William Wallace was not orphaned as a boy (although he did study with his uncle I guess). He was not a common peasant but a lower-class landowner/gentry. He was a lowlander (no philemore kilts from the highlands). He was a wanted man because he killed an English soldier who tried to rob him of his fishing catch.

His allegiance was more likely to Bailiol than the Bruce.

Battles: He didn’t wear kilts, didn’t paint faces. At the Battle of Stirling Bridge in the movie, there was no bridge (their biggest asset for winning - the clans slaughtered the English after most had crossed the bridge and were trapped downhill). After his loss at Falkirk he went into hiding for a long time.

The French princess was a little girl at the time of Wallace’s death - no way she could have been pregnant with Wallace’s child.
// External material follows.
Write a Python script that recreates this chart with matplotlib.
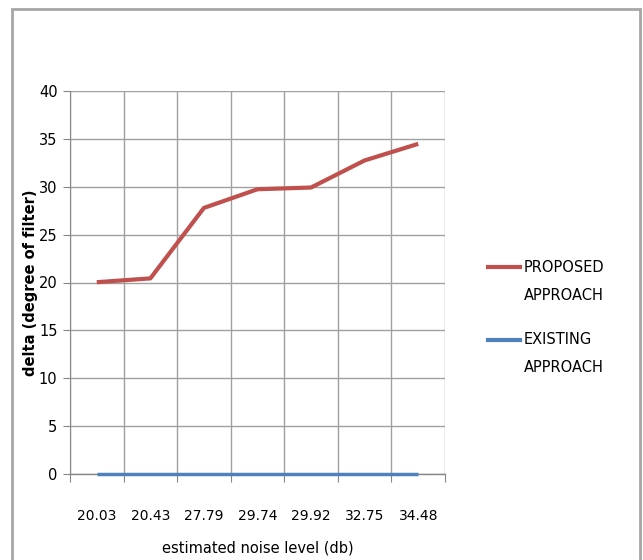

Most importantly, “brave heart” was a poetic reference to Robert the Bruce whose heart was carried into battle after his death.
 
It’s somewhat more historical true-to fact than Oliver Stone’s JFK 😛

Other than that, its a great testosterone-raising flick for us Sword Geeks out here!
No, for a real sword geek it would have to have better swordfighting.😃

I personally don’t think a film can ever be too anti-English 😉 , but a little historically accurate anti-Englishness would be nice. Edward the Tall was certainly not as bad as he was portrayed, the Scots were not as nice as they were portrayed, and, as others have said, they were Lowlanders. The Irish hated them.

Also, I’m not buying that whole “Edward II was gay” thing. First because they say that about everyone, and second because “gay” only exists now (there have always been homosexuals, but that’s not the same thing).